Right around that time, the pot neighbors' car stopped running, and then eventually got repossessed. They needed a ride a couple of times, and paid me gas plus a bit extra for taking them where they needed to go. I never took them to sell or buy drugs, but I did take them to pick up cash from their "distributors" on occasion.
Somehow, without me realizing it, I became the chauffeur (read: get-away driver) for my neighbors, as they stole DVD box sets and CDs from various stores and then sold them to record and tape traders. I was paid well for driving them around. They could "make" $500-700 on a good day, and I would get about 40% of that. I had no qualms about accepting dirty money. It paid my rent, car payment, and put food on the table.

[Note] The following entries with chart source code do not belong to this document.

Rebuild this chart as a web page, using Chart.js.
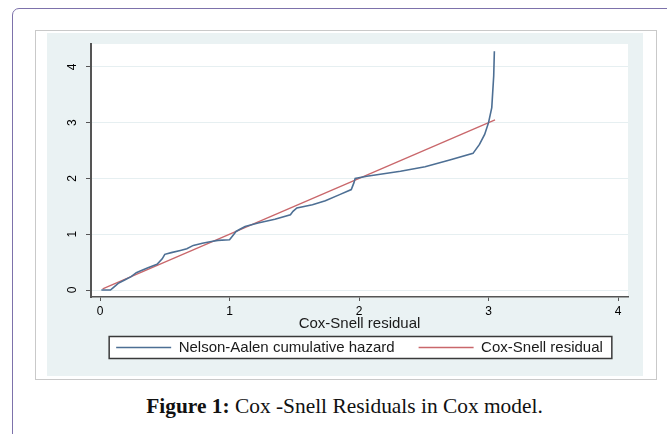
<!DOCTYPE html>
<html>
<head>
<meta charset="utf-8">
<script src="https://cdn.jsdelivr.net/npm/chart.js@4.4.0/dist/chart.umd.min.js"></script>
<style>
body{margin:0;width:667px;height:434px;overflow:hidden;background:#fff;position:relative;font-family:"Liberation Sans",Arial,sans-serif}
#outer{position:absolute;left:12px;top:8px;width:700px;height:500px;border:1px solid #7d72ab;border-radius:7px}
#frame{position:absolute;left:35px;top:30px;width:620px;height:348px;border:1px solid #c9c9c9;background:#fff}
#bg{position:absolute;left:47px;top:33px;width:596px;height:343px;background:#eaf2f3}
#caption{position:absolute;left:0;width:689px;top:394px;text-align:center;font-family:"Liberation Serif","Times New Roman",serif;font-size:21.4px;color:#111}
</style>
</head>
<body>
<div id="outer"></div>
<div id="frame"></div>
<div id="bg"><canvas id="myChart" width="596" height="343"></canvas></div>
<div id="caption"><b>Figure 1:</b> Cox -Snell Residuals in Cox model.</div>
<script>
// Nelson-Aalen cumulative hazard
var naX = [0.01,0.08,0.10,0.14,0.19,0.24,0.28,0.31,0.37,0.44,0.48,0.50,0.55,0.62,0.67,0.72,0.79,0.86,0.91,1.00,
           1.02,1.05,1.08,1.12,1.22,1.35,1.47,1.49,1.52,1.64,1.74,1.85,1.94,1.96,1.97,2.06,2.32,2.51,2.70,2.88,
           2.93,2.97,3.00,3.025,3.04,3.045];
var naY = [0,0,0.04,0.12,0.18,0.24,0.31,0.34,0.40,0.46,0.56,0.64,0.67,0.71,0.74,0.80,0.84,0.87,0.89,0.90,
           0.96,1.05,1.09,1.14,1.20,1.27,1.35,1.41,1.47,1.53,1.60,1.71,1.80,1.92,2.00,2.04,2.13,2.21,2.33,2.45,
           2.61,2.79,3.00,3.27,3.84,4.28];
// Cox-Snell residual reference line
var csX = [0.02, 3.05];
var csY = [0.02, 3.05];

var xTicks = [0, 1, 2, 3, 4];
var yTicks = [0, 1, 2, 3, 4];
var seriesNames = ['Nelson-Aalen cumulative hazard', 'Cox-Snell residual'];
var xTitle = 'Cox-Snell residual';

var FONT = '"Liberation Sans", Arial, sans-serif';

function toPoints(xs, ys){
  return xs.map(function(x, i){ return {x: x, y: ys[i]}; });
}

// white plot region + legend box (stata look)
var stataBoxes = {
  id: 'stataBoxes',
  beforeDraw: function(chart){
    var c = chart.ctx, a = chart.chartArea, lg = chart.legend;
    c.save();
    c.fillStyle = '#fff';
    c.fillRect(a.left, a.top, a.right - a.left, a.bottom - a.top);
    var pad = lg.options.labels.padding;
    var rowW = lg.lineWidths[0] - pad;
    var start = (lg.left + pad + lg.right - lg.lineWidths[0]) / 2;
    var mid = lg.top + pad + lg.options.labels.font.size / 2;
    c.fillRect(start - 7, mid - 11, rowW + 16, 22);
    c.strokeStyle = '#3a3a3a';
    c.lineWidth = 1.5;
    c.strokeRect(start - 7, mid - 11, rowW + 16, 22);
    c.restore();
  }
};

var ctx = document.getElementById('myChart').getContext('2d');
var myChart = new Chart(ctx, {
  type: 'scatter',
  data: {
    datasets: [{
      label: seriesNames[0],
      data: toPoints(naX, naY),
      showLine: true,
      borderColor: '#4d6f94',
      backgroundColor: '#4d6f94',
      borderWidth: 1.6,
      pointRadius: 0,
      tension: 0
    }, {
      label: seriesNames[1],
      data: toPoints(csX, csY),
      showLine: true,
      borderColor: '#c9676b',
      backgroundColor: '#c9676b',
      borderWidth: 1.3,
      pointRadius: 0,
      tension: 0
    }]
  },
  options: {
    responsive: false,
    animation: false,
    layout: { padding: { left: 0, top: 11, right: 15, bottom: 11 } },
    plugins: {
      tooltip: { enabled: false },
      legend: {
        position: 'bottom',
        fullSize: false,   // centre under the plot, not the canvas
        labels: {
          usePointStyle: true,
          pointStyle: 'line',
          pointStyleWidth: 55,
          padding: 24,
          color: '#1a1a1a',
          font: { family: FONT, size: 15, lineHeight: 1 }
        }
      }
    },
    scales: {
      x: {
        type: 'linear',
        min: -0.07,
        max: 4.077,
        afterBuildTicks: function(s){ s.ticks = xTicks.map(function(v){ return {value: v}; }); },
        afterFit: function(s){ s.height = 19; s.paddingLeft = 0; s.paddingRight = 0; },
        ticks: { padding: 3, maxRotation: 0, color: '#000', font: { family: FONT, size: 12 } },
        grid: { drawOnChartArea: false, tickColor: '#555', tickLength: 4 },
        border: { color: '#555', width: 1.5 },
        title: { display: true, text: xTitle, color: '#1a1a1a', padding: { top: 0, bottom: -15 },
                 font: { family: FONT, size: 15, lineHeight: 1 } }
      },
      y: {
        type: 'linear',
        min: -0.125,
        max: 4.41,
        afterBuildTicks: function(s){ s.ticks = yTicks.map(function(v){ return {value: v}; }); },
        afterFit: function(s){ s.width = 44; s.paddingTop = 0; s.paddingBottom = 0; },
        ticks: { minRotation: 90, maxRotation: 90, padding: 10, crossAlign: 'center', color: '#000',
                 font: { family: FONT, size: 12 } },
        grid: { color: '#e6eff1', tickColor: '#555', tickLength: 5 },
        border: { color: '#555', width: 2 }
      }
    }
  },
  plugins: [stataBoxes]
});
</script>
</body>
</html>
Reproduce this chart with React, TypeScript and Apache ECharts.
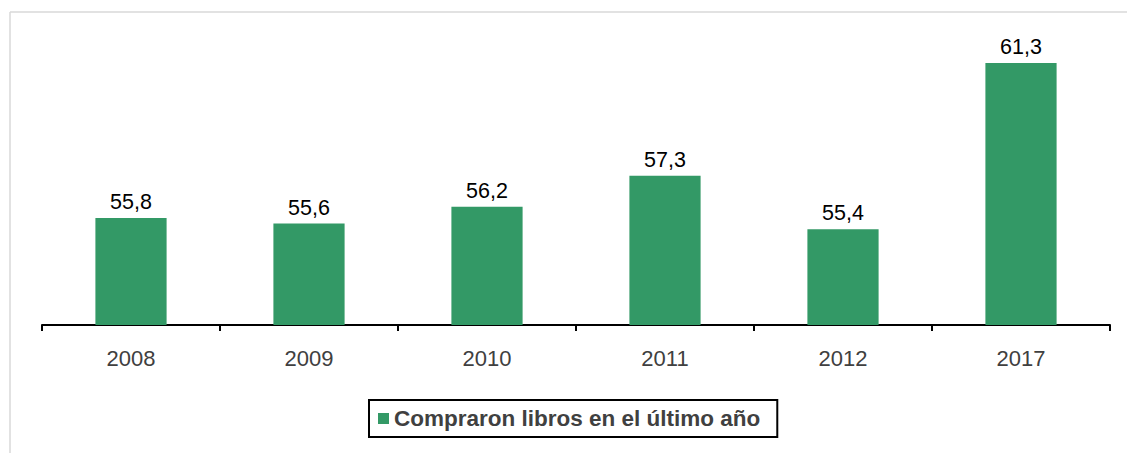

I was always amazed they were able to get in a store (Barnes and Nobles, Borders, FYE, etc.) and take that much stuff, and not be caught AT ALL. I thought for sure the alarms would go off. I finally learned their secret: they heavily-foiled the inside of shopping bags (those paper shopping bags like Bloomingdales' has), because apparently the foil blocks the beepy-majigger thing from going off.
Unfortunately for them, they weren't too savvy with all that money, and ended up stiffing our landlord out of four months of rent. When the sheriff came to kick them out, I made sure they never made it in the backyard to see the cannabis garden (so that I wouldn't be liable for their bad deeds). Mr. and Mrs. Pothead pleaded with me to watch the garden, and that they would be back within a day or two to get their precious plants.
After two days, they never showed and I asked some of my scuzzier neighbors if they wanted their very own marijuana plant, for $50 a pop. I made almost as much selling those plants as I did driving the get-away car.
And that, my friends, is the time I was a get-away girl.